China to make protein from carbon monoxide to feed farm animals

Two men in white disposable protective suits taking samples of pigs
Local workers collect blood samples at a pig farm in Zhangye, Gansu province, China, October 2019. Source: Reuters

Chinese researchers have found a way to create food for farm animals from carbon monoxide, according to a report on Sunday on a website run by the Ministry of Agriculture and Rural Affairs.

The world’s biggest buyer of soybeans is China, which imports around 100 million metric tonnes a year for use in its huge animal agriculture industry. Soybean farmland is created by burning down parts of the Amazon rainforest.

China wants to replace those soybeans with synthetically made protein.

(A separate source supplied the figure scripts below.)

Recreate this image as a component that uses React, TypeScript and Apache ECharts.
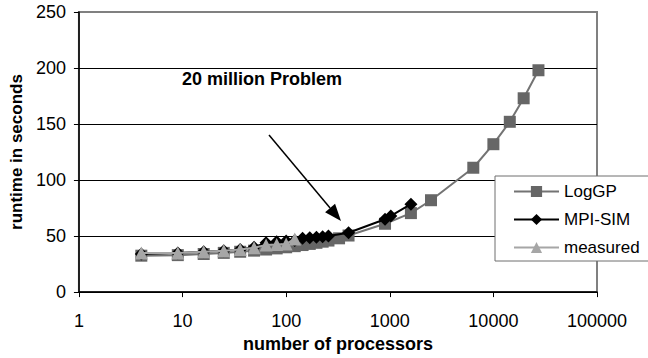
import React, { useEffect, useRef } from "react";
import * as echarts from "echarts";

// Runtime of the 20 million problem vs. processor count
const loggpProcs = [4, 9, 16, 25, 36, 49, 64, 81, 100, 121, 144, 169, 196, 225, 256, 324, 400, 900, 1600, 2500, 6400, 10000, 14400, 19600, 27225];
const loggpTimes = [32.5, 33, 34, 35, 36, 37, 38, 39, 40, 41, 42, 43, 44, 45, 46, 48, 50.5, 61, 70.5, 82, 111, 132, 152, 173, 198];

const mpisimProcs = [4, 9, 16, 25, 36, 49, 64, 81, 100, 121, 144, 169, 196, 225, 256, 400, 900, 1024, 1600];
const mpisimTimes = [34, 35, 36, 37, 38, 40, 44, 45, 45.5, 46, 48, 48.5, 49, 49.5, 50, 53, 65, 68, 78.5];

const measuredProcs = [4, 9, 16, 25, 36, 49, 64, 81, 100, 121];
const measuredTimes = [35, 35, 36, 37, 38, 39.5, 42, 42.5, 43, 47.5];

const yTicks = { min: 0, max: 250, interval: 50 };
const xRange = { min: 1, max: 100000 };

const pairs = (xs: number[], ys: number[]) => xs.map((x, i) => [x, ys[i]]);

const FONT = "Liberation Sans, Arial, sans-serif";

export default function App() {
  const ref = useRef<HTMLDivElement>(null);

  useEffect(() => {
    if (!ref.current) return;
    document.body.style.margin = "0";
    const chart = echarts.init(ref.current, undefined, { renderer: "svg" });

    // arrow pointing at the 400-processor point
    const tail = [269, 135];
    const tip = [341, 221];
    const dx = tip[0] - tail[0];
    const dy = tip[1] - tail[1];
    const len = Math.hypot(dx, dy);
    const ux = dx / len;
    const uy = dy / len;
    const headLen = 17;
    const headHalf = 6.5;
    const bx = tip[0] - ux * headLen;
    const by = tip[1] - uy * headLen;

    chart.setOption({
      animation: false,
      backgroundColor: "#fff",
      textStyle: { fontFamily: FONT },
      grid: {
        left: 72,
        right: 51,
        top: 12,
        bottom: 64,
        show: true,
        borderColor: "#808080",
        borderWidth: 2,
        backgroundColor: "transparent",
      },
      xAxis: {
        type: "log",
        logBase: 10,
        min: xRange.min,
        max: xRange.max,
        name: "number of processors",
        nameLocation: "middle",
        nameGap: 39,
        nameTextStyle: { fontFamily: FONT, fontSize: 18, fontWeight: "bold", color: "#000" },
        axisLine: { show: true, onZero: false, lineStyle: { color: "#000", width: 1.5 } },
        axisTick: { show: true, inside: false, length: 5, lineStyle: { color: "#000", width: 1 } },
        splitLine: { show: false },
        minorTick: { show: false },
        axisLabel: {
          margin: 20,
          fontFamily: FONT,
          fontSize: 18,
          color: "#000",
          formatter: (v: number) => String(Math.round(v)),
        },
      },
      yAxis: {
        type: "value",
        min: yTicks.min,
        max: yTicks.max,
        interval: yTicks.interval,
        name: "runtime in seconds",
        nameLocation: "middle",
        nameGap: 50,
        nameTextStyle: { fontFamily: FONT, fontSize: 17, fontWeight: "bold", color: "#000" },
        axisLine: { show: true, lineStyle: { color: "#000", width: 1.5 } },
        axisTick: { show: true, inside: false, length: 5, lineStyle: { color: "#000", width: 1 } },
        splitLine: {
          show: true,
          lineStyle: { color: ["#000", "#000", "#000", "#000", "#000", "#808080"], width: 1 },
        },
        axisLabel: { margin: 13, fontFamily: FONT, fontSize: 18, color: "#000" },
      },
      legend: {
        orient: "vertical",
        left: 495,
        top: 176,
        data: ["LogGP", "MPI-SIM", "measured"],
        itemWidth: 45,
        itemHeight: 14,
        itemGap: 11,
        padding: [7, 9, 5, 18],
        backgroundColor: "#fff",
        borderColor: "#6e6e6e",
        borderWidth: 1,
        borderRadius: 0,
        textStyle: { fontFamily: FONT, fontSize: 17, color: "#000", lineHeight: 17 },
      },
      series: [
        {
          name: "LogGP",
          type: "line",
          data: pairs(loggpProcs, loggpTimes),
          symbol: "rect",
          symbolSize: 12,
          lineStyle: { color: "#737373", width: 2 },
          itemStyle: { color: "#666666" },
          z: 2,
        },
        {
          name: "MPI-SIM",
          type: "line",
          data: pairs(mpisimProcs, mpisimTimes),
          symbol: "diamond",
          symbolSize: 13,
          lineStyle: { color: "#000", width: 2 },
          itemStyle: { color: "#000" },
          z: 3,
        },
        {
          name: "measured",
          type: "line",
          data: pairs(measuredProcs, measuredTimes),
          symbol: "triangle",
          symbolSize: 13,
          lineStyle: { color: "#a6a6a6", width: 2 },
          itemStyle: { color: "#a6a6a6" },
          z: 4,
        },
      ],
      graphic: [
        {
          type: "text",
          left: 182,
          top: 70,
          style: {
            text: "20 million Problem",
            font: `bold 18px ${FONT}`,
            fill: "#000",
          },
          z: 10,
        },
        {
          type: "line",
          shape: { x1: tail[0], y1: tail[1], x2: bx, y2: by },
          style: { stroke: "#000", lineWidth: 1.5 },
          z: 10,
        },
        {
          type: "polygon",
          shape: {
            points: [
              [tip[0], tip[1]],
              [bx - uy * headHalf, by + ux * headHalf],
              [bx + uy * headHalf, by - ux * headHalf],
            ],
          },
          style: { fill: "#000" },
          z: 10,
        },
      ],
    });

    return () => chart.dispose();
  }, []);

  return <div ref={ref} style={{ width: 648, height: 358 }} />;
}
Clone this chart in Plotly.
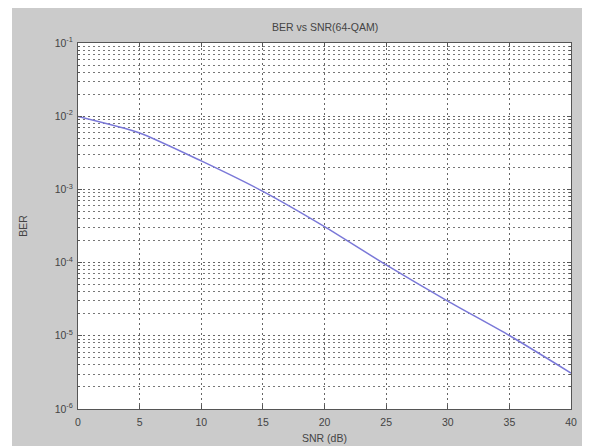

The Feed Research Institute of the Chinese Academy of Agricultural Sciences (CAAS) worked with Beijing Shoulang Biological Technology to develop a single cell protein from gas fermentation that can be fed to animals.

The protein produced from carbon monoxide has been approved to feed to animals by the agriculture ministry, the report said.

Around ten other start-ups around the world are also using synthetic biology to create protein-rich animal feed. Britain’s Deep Branch aims to turn carbon dioxide emitted by a power station into protein for fish, chickens, geese, turkey and ducks.

United States-based Calysta has partnered with major agricultural trader Cargill on a 200,000-tonne single cell protein plant in Tennessee.